- [SOURCE MATERIAL]
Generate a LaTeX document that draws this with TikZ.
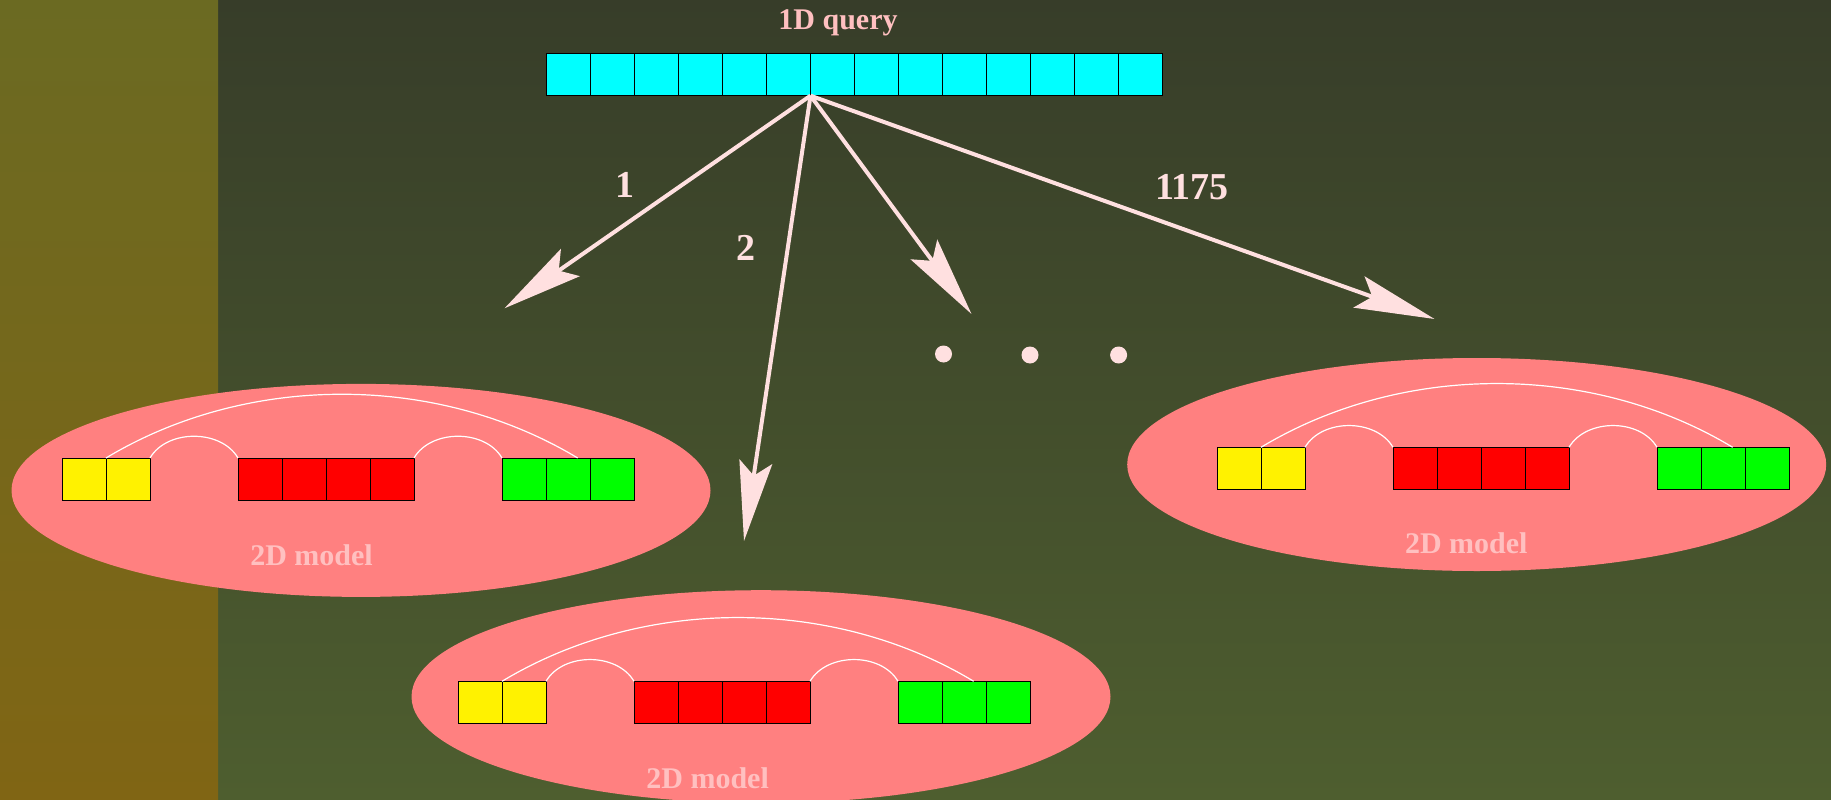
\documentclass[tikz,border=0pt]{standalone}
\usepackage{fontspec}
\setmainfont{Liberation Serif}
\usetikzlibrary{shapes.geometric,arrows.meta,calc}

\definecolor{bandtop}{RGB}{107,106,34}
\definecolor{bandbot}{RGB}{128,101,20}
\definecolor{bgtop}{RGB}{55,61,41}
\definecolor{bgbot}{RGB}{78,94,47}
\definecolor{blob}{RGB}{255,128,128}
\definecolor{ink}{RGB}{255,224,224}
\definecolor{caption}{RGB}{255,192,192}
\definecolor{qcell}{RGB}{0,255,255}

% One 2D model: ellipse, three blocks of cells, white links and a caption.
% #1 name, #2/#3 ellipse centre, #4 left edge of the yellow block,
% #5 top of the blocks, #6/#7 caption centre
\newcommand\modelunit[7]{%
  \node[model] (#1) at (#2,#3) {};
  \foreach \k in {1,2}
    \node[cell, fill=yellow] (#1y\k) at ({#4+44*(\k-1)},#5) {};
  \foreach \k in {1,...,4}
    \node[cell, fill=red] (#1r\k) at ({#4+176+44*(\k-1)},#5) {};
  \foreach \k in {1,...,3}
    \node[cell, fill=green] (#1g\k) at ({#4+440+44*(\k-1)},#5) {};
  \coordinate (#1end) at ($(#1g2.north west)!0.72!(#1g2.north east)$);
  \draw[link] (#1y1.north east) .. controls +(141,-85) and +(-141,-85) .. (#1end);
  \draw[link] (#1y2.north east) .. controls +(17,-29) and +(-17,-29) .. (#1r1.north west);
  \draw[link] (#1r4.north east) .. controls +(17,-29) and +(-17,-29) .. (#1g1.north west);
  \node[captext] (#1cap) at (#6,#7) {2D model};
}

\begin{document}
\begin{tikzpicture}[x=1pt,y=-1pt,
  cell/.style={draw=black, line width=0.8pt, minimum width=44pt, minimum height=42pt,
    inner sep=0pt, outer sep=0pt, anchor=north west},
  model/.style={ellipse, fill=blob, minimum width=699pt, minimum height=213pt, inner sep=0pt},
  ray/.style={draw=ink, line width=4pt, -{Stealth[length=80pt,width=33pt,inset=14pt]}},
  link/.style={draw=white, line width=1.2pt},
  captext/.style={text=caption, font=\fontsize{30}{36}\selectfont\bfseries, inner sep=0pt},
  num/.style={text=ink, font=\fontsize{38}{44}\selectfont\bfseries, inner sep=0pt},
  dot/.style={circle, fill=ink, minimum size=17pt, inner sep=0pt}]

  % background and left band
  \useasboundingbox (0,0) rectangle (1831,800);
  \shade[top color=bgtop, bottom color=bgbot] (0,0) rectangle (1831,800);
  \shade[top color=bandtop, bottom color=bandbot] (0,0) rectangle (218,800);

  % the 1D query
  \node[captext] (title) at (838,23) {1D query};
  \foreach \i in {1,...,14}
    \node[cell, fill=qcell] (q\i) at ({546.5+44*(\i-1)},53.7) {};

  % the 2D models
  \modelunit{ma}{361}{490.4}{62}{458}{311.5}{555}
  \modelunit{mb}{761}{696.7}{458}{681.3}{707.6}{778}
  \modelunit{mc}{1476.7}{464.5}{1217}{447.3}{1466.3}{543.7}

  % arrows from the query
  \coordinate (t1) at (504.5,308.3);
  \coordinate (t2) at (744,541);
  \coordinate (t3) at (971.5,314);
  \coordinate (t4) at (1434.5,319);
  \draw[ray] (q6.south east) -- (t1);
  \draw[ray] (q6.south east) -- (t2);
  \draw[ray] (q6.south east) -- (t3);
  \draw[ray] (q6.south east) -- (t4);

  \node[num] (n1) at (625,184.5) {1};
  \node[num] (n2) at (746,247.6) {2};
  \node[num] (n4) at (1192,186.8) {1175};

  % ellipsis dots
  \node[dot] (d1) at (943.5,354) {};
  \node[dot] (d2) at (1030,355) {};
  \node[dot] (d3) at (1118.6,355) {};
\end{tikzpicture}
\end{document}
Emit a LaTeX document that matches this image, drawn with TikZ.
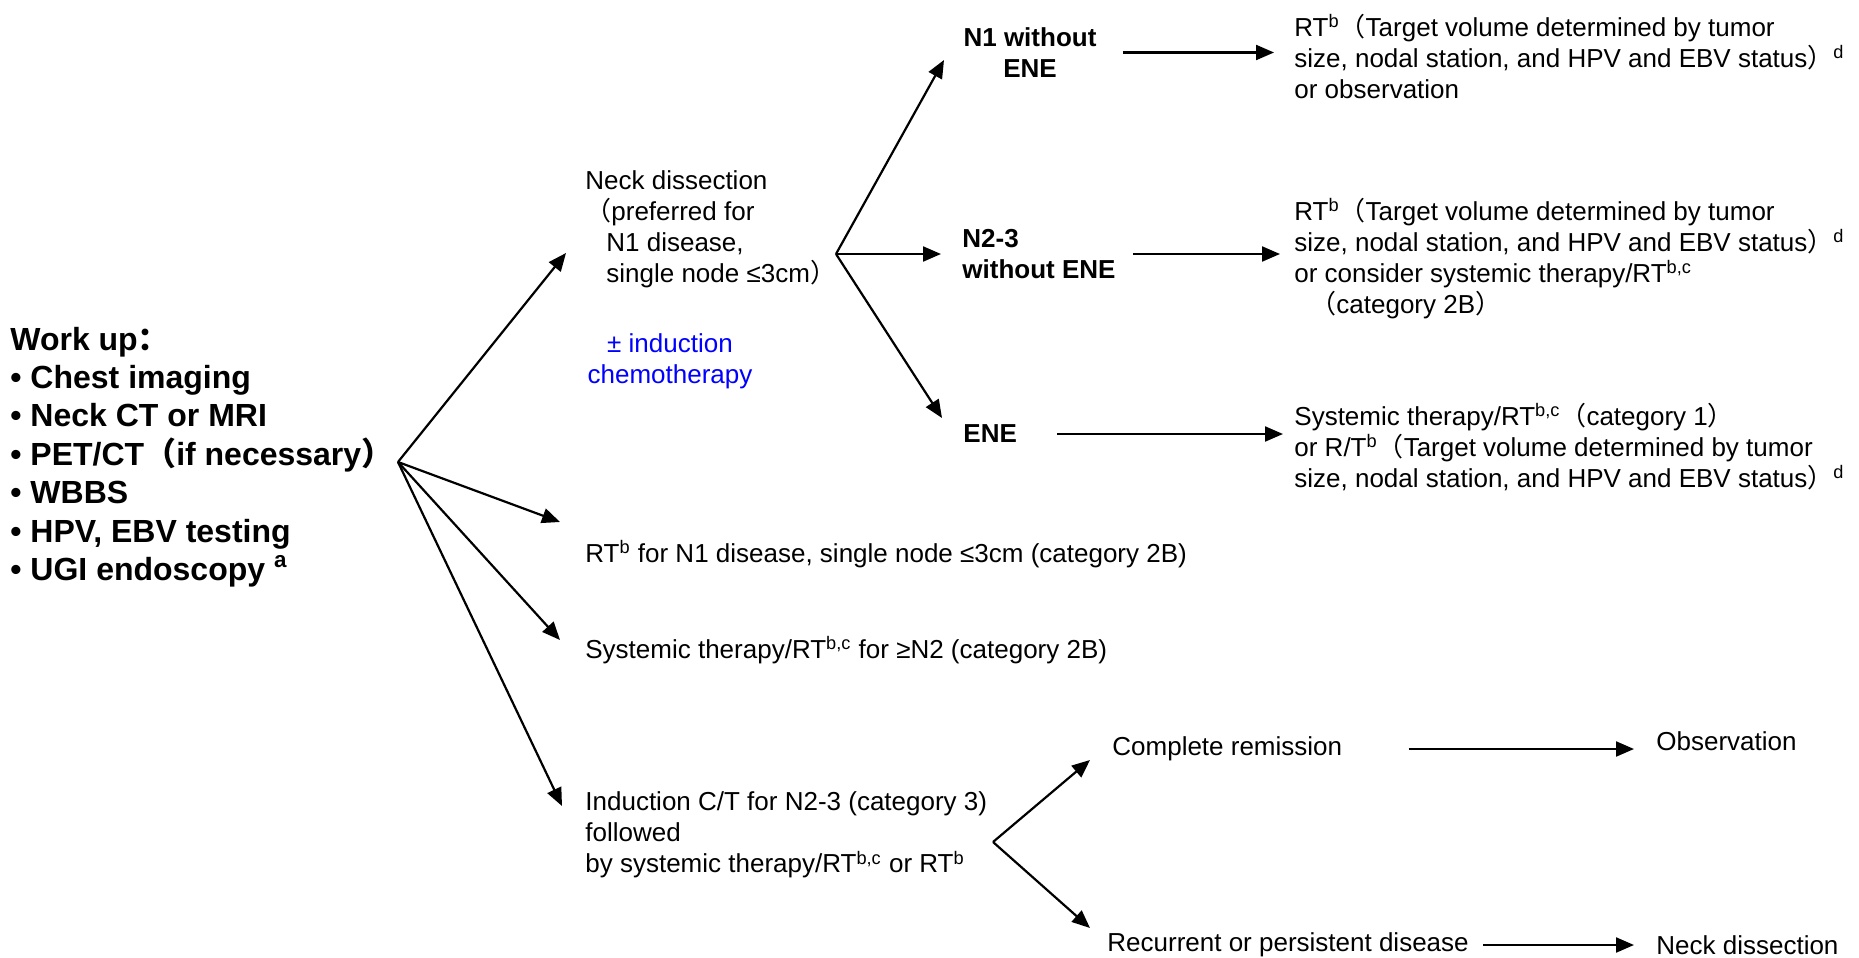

- [REQUIRED TASK]
Take each line containing the string "this" and copy it out.

- [THE REPLY]
Generate a LaTeX document that draws this with TikZ.
Emit a LaTeX document that matches this image, drawn with TikZ.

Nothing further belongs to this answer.